He was a student at the Collège des Minimes and also took classes at the University of Lyon as a pupil of geologist Joseph Jean Baptiste Xavier Fournet. Although he never received a diploma, he dedicated his time and energies to geological research of the Jura, the Lyonnaise region and the Alps.

From 1869 to 1902 he was a member of the Académie des sciences, belles-lettres et arts de Lyon, and in 1873, a founding member of the Société de géographie de Lyon. During his career he also received the following awards and distinctions:
- Lauréat de l'Institut, prix Bordin.
- Grande médaille du Congrès des sociétés savantes.

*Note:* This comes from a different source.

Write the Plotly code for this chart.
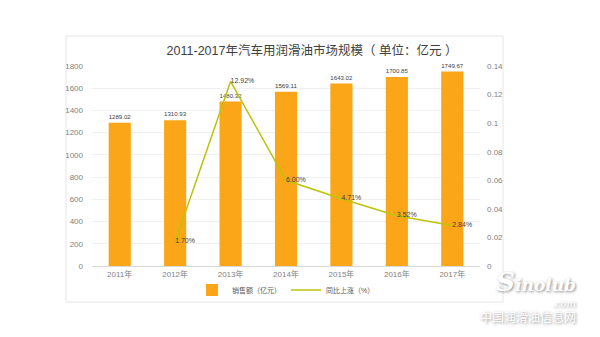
import plotly.graph_objects as go

# Market size of automotive lubricants, 2011-2017
years = ["2011年", "2012年", "2013年", "2014年", "2015年", "2016年", "2017年"]
sales = [1289.02, 1310.93, 1480.32, 1569.11, 1643.02, 1700.85, 1749.67]
growth = [None, 0.0170, 0.1292, 0.0600, 0.0471, 0.0352, 0.0284]
growth_labels = ["", "1.70%", "12.92%", "6.00%", "4.71%", "3.52%", "2.84%"]

left_ticks = [0, 200, 400, 600, 800, 1000, 1200, 1400, 1600, 1800]
right_ticks = [0, 0.02, 0.04, 0.06, 0.08, 0.1, 0.12, 0.14]
right_tick_text = ["0", "0.02", "0.04", "0.06", "0.08", "0.1", "0.12", "0.14"]

FONT = "Liberation Sans, Noto Sans CJK SC, sans-serif"
BAR = "#FBA619"
LINE = "#BDC30A"
TICK = "#7F7F7F"

fig = go.Figure()
fig.add_trace(go.Bar(
    x=years, y=sales, name="销售额（亿元）",
    marker=dict(color=BAR, line=dict(width=0)),
    text=[f"{v:.2f}" for v in sales], textposition="outside",
    textfont=dict(size=7, color="#404040", family=FONT),
    cliponaxis=False,
))
fig.add_trace(go.Scatter(
    x=years, y=growth, name="同比上涨（%）", yaxis="y2",
    mode="lines+text", line=dict(color=LINE, width=1.5),
    text=growth_labels, textposition="middle right",
    textfont=dict(size=7, color="#404040", family=FONT),
    cliponaxis=False,
))

fig.update_layout(
    width=600, height=337,
    margin=dict(l=92, r=120, t=66, b=71),
    paper_bgcolor="white", plot_bgcolor="white",
    font=dict(family=FONT, color=TICK, size=8),
    bargap=0.6,
    showlegend=True,
    legend=dict(orientation="h", x=0.5, xanchor="center", y=-0.12, yanchor="middle",
                font=dict(size=7, color="#595959"), itemwidth=30, tracegroupgap=0,
                bgcolor="rgba(0,0,0,0)"),
    title=dict(text="2011-2017年汽车用润滑油市场规模（ 单位：亿元 ）",
               x=0.52, xanchor="center", y=0.85, yanchor="middle",
               font=dict(size=12.5, color="#404040", family=FONT)),
    xaxis=dict(showline=True, linecolor="#D9D9D9", linewidth=1, ticks="",
               tickfont=dict(size=8, color=TICK)),
    yaxis=dict(range=[0, 1800], tickvals=left_ticks, gridcolor="#F0F0F0",
               zeroline=False, tickfont=dict(size=8, color=TICK), ticks="",
               ticklabelstandoff=8),
    yaxis2=dict(range=[0, 0.14], tickvals=right_ticks, ticktext=right_tick_text,
                overlaying="y", side="right", showgrid=False, zeroline=False,
                tickfont=dict(size=8, color=TICK), ticks="", ticklabelstandoff=6),
    shapes=[dict(type="rect", xref="paper", yref="paper",
                 x0=-26 / 388, x1=411 / 388, y0=-36 / 200, y1=230 / 200,
                 line=dict(color="#E6E6E6", width=1), fillcolor="rgba(0,0,0,0)",
                 layer="below")],
)

# site watermark in the lower right corner
watermark = ("<b><i><span style='font-size:26px'>S</span>"
             "<span style='font-size:17px'>inolub</span></i></b><br>"
             "<i><span style='font-size:10px'>.com</span></i><br>"
             "中国润滑油信息网")
fig.add_annotation(xref="paper", yref="paper", showarrow=False,
                   x=(578 - 92) / 388, y=(266 - 327) / 200,
                   xanchor="right", yanchor="bottom", align="right",
                   text=watermark,
                   font=dict(size=12, color="white", family="DejaVu Serif, Noto Sans CJK SC",
                             shadow="1px 1px 3px #888"))

fig.write_html("out.html")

- Médaille d'or du concours de la Sorbonne, 1880.
- Médaille d'or de l'Académie de Lyon.

== Selected works ==
- Monographie géologique du Mont-d'Or lyonnais et de ses dépendances, 1866 - Geological monograph of Mont-d'Or (Lyon) and outlying areas; with Arnould Locard.

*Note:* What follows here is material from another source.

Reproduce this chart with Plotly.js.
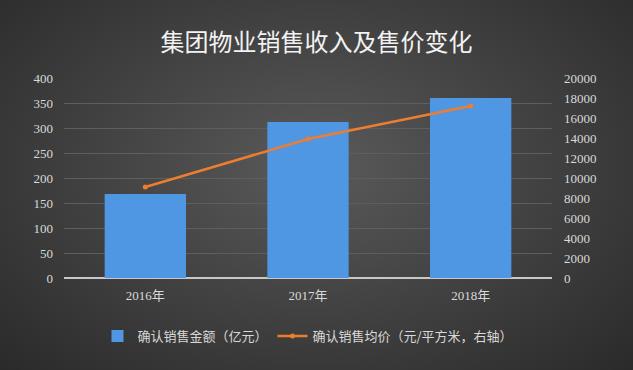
<!DOCTYPE html>
<html><head><meta charset="utf-8">
<script src="https://cdn.plot.ly/plotly-3.0.1.min.js"></script>
<style>
html,body{margin:0;padding:0;}
body{width:633px;height:370px;background:radial-gradient(ellipse at 50% 45%, #5a5a5a 0%, #444 45%, #2a2a2a 100%);}
#chart{width:633px;height:370px;}
</style></head>
<body><div id="chart"></div>
<script>
const years = ['2016年','2017年','2018年'];
const salesAmount = [168, 312, 360];
const avgPrice = [9100, 13900, 17200];
const leftTicks = [0,50,100,150,200,250,300,350,400];
const rightTicks = [0,2000,4000,6000,8000,10000,12000,14000,16000,18000,20000];
const barName = '确认销售金额（亿元）';
const lineName = '确认销售均价（元/平方米，右轴）';
const titleText = '集团物业销售收入及售价变化';

const tickFont = {family:'Liberation Serif, Noto Sans CJK SC, serif', size:13, color:'#d9d9d9'};
const data = [
  {type:'bar', x:years, y:salesAmount, name:barName, yaxis:'y',
   marker:{color:'#4f97e2', line:{width:0}}, hoverinfo:'none'},
  {type:'scatter', mode:'lines+markers', x:years, y:avgPrice, name:lineName, yaxis:'y2',
   line:{color:'#ed7d31', width:2.5}, marker:{color:'#ed7d31', size:5}, hoverinfo:'none'}
];
const layout = {
  width:633, height:370,
  paper_bgcolor:'rgba(0,0,0,0)', plot_bgcolor:'rgba(0,0,0,0)',
  margin:{l:64, r:81, t:78, b:92},
  title:{text:titleText, x:0.5, xanchor:'center', y:0.885, yanchor:'middle',
         font:{family:'Noto Sans CJK SC, sans-serif', size:24, color:'#f2f2f2'}},
  bargap:0.5,
  showlegend:true,
  legend:{orientation:'h', x:0.5, xanchor:'center', y:-0.215, yanchor:'top',
          font:{family:'Noto Sans CJK SC, sans-serif', size:13, color:'#d9d9d9'},
          itemwidth:30, traceorder:'normal'},
  xaxis:{type:'category', tickfont:tickFont, showgrid:false, showline:false, ticks:'', zeroline:false,
         ticklabelstandoff:8},
  yaxis:{range:[0,400], tickvals:leftTicks, ticktext:leftTicks.map(String), tickfont:tickFont,
         showgrid:true, gridcolor:'#5e5e5e', gridwidth:1, zeroline:true, zerolinecolor:'#c8c8c8', zerolinewidth:1.5,
         showline:false, ticks:'', ticklabelstandoff:10},
  yaxis2:{range:[0,20000], tickvals:rightTicks, ticktext:rightTicks.map(String), tickfont:tickFont,
          overlaying:'y', side:'right', showgrid:false, zeroline:false, showline:false, ticks:'', ticklabelstandoff:11}
};
Plotly.newPlot('chart', data, layout, {displayModeBar:false, staticPlot:true});
</script></body></html>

- Note sur les terrains subordonnés aux gisements de poissons et de végétaux fossiles du Bas-Bugey, 1873 - Note on the subordinated deposits of fish and plants in Bas-Bugey; with Eugène Dumortier.
- Monographie géologique des anciens glaciers et du terrain erratique de la partie moyenne du bassin du Rhône, 1875 - Geological monograph on the ancient glaciers and erratic terrain in the middle part of the Rhône basin; with Ernest Chantre.

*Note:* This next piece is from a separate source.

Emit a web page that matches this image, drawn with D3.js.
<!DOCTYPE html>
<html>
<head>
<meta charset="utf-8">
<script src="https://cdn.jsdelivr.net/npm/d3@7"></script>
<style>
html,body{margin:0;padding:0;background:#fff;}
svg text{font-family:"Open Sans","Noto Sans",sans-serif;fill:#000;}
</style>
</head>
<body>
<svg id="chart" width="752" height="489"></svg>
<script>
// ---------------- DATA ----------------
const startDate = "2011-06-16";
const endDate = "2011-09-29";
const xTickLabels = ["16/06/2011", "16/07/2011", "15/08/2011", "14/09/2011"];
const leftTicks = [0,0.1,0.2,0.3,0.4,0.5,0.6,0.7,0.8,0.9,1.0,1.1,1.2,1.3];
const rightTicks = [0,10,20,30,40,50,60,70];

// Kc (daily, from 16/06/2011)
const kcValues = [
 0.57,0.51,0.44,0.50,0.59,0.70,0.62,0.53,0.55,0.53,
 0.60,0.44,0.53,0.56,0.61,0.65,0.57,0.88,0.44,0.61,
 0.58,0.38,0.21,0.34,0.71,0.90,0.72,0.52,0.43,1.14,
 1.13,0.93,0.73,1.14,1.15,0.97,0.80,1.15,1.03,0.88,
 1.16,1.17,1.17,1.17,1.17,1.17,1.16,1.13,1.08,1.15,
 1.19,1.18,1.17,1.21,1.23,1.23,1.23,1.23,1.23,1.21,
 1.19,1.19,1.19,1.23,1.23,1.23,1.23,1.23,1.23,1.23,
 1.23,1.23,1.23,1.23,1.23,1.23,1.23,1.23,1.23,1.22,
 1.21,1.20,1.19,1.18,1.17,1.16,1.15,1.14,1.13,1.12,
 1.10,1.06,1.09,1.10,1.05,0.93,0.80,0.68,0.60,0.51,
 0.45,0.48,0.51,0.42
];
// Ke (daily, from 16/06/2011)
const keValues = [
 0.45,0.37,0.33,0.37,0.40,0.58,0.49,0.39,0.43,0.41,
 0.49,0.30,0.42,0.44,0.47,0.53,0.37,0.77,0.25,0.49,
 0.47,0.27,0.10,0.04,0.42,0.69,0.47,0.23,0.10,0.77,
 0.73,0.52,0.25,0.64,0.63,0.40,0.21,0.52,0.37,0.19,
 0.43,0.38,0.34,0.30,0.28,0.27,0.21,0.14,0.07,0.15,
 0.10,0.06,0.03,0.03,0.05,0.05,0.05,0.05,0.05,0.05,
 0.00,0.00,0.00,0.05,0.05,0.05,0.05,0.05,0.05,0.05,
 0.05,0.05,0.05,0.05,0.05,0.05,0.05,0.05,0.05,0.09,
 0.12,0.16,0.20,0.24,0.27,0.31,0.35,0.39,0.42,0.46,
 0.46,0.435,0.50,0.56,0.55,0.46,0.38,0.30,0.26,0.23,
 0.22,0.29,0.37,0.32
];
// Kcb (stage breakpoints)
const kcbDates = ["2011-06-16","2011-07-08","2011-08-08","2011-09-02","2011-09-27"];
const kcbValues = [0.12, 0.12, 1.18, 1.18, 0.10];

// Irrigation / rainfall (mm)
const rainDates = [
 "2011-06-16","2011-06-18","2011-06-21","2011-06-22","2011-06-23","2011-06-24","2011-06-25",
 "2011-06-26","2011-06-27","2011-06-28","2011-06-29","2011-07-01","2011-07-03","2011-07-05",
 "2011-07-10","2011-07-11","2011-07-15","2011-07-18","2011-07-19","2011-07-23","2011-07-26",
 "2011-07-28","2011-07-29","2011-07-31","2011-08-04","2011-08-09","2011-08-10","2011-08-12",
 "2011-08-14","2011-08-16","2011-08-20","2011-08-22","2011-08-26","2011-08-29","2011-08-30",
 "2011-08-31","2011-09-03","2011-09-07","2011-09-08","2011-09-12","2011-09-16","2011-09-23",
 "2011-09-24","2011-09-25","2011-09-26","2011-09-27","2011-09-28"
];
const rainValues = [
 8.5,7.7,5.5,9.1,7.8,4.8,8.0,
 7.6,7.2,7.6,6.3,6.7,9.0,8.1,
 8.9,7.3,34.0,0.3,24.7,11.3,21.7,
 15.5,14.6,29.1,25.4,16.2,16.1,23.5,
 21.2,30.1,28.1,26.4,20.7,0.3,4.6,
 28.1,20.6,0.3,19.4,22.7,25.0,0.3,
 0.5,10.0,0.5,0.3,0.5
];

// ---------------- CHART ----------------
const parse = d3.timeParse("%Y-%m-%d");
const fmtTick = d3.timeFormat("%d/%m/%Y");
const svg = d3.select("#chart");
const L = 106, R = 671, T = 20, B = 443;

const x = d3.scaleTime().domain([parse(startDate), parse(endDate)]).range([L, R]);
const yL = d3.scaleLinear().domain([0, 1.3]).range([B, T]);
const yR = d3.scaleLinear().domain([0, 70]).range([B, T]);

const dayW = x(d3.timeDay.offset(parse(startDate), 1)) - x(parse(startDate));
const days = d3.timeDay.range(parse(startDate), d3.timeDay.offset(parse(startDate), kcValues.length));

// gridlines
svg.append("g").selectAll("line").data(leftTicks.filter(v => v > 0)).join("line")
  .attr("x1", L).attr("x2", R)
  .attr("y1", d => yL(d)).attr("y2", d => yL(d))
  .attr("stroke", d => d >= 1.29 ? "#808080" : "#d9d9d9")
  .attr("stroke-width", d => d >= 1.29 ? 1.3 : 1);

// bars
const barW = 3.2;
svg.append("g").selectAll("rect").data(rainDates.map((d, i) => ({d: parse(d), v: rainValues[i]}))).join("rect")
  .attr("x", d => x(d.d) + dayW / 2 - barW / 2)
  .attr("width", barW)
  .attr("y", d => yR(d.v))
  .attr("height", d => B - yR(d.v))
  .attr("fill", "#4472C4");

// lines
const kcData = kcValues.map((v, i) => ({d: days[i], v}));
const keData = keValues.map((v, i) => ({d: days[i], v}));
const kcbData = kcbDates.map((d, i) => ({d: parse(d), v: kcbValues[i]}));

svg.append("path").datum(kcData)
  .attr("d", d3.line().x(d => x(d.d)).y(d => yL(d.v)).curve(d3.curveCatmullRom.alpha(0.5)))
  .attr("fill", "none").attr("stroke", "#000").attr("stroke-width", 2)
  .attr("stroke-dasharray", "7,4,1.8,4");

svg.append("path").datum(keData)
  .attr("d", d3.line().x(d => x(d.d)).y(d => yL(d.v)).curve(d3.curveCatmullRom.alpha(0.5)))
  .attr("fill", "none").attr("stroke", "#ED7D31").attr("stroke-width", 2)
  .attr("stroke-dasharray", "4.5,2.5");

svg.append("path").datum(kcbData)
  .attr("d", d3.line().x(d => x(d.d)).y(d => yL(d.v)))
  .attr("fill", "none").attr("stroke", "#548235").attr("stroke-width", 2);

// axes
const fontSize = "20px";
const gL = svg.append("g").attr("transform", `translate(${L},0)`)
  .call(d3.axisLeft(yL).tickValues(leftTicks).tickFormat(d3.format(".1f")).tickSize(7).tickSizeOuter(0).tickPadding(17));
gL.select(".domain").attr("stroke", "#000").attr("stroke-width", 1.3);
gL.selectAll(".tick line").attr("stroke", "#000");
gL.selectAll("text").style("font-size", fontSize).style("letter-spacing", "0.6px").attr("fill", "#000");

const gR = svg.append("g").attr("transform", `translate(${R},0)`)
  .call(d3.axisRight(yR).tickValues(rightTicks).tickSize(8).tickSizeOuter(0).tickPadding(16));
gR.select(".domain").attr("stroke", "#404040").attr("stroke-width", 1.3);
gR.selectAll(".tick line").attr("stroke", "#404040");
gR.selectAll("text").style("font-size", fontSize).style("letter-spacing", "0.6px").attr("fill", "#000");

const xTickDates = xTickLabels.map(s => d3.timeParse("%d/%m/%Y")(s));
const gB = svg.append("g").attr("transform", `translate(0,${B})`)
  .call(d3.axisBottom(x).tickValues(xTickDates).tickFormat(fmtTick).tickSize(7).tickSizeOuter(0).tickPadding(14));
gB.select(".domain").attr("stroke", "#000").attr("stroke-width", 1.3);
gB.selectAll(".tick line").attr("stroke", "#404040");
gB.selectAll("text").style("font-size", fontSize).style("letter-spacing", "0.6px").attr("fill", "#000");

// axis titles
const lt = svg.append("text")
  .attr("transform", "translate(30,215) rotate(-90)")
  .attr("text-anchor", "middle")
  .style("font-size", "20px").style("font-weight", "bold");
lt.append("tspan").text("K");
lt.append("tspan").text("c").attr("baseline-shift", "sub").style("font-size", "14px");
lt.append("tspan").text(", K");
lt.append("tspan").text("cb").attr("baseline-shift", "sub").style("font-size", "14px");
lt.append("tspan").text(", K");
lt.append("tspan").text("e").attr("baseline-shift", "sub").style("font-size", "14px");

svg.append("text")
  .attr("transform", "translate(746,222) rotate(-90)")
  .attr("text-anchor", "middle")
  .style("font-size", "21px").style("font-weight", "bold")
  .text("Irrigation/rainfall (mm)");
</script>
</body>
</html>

- Notice sur la vie et les travaux de Théophile Ebray - On the life and work of Théophile Ébray.
- La période glaciaire étudiée principalement en France et en Suisse, 1889 - Glacial age studies, mainly involving France and Switzerland.
- Les Alpes françaises, la flore et la faune, le rôle de l'homme dans les Alpes, la transhumance, 1893 - The French Alps, flora and fauna, the role of humans in the Alps, transhumance.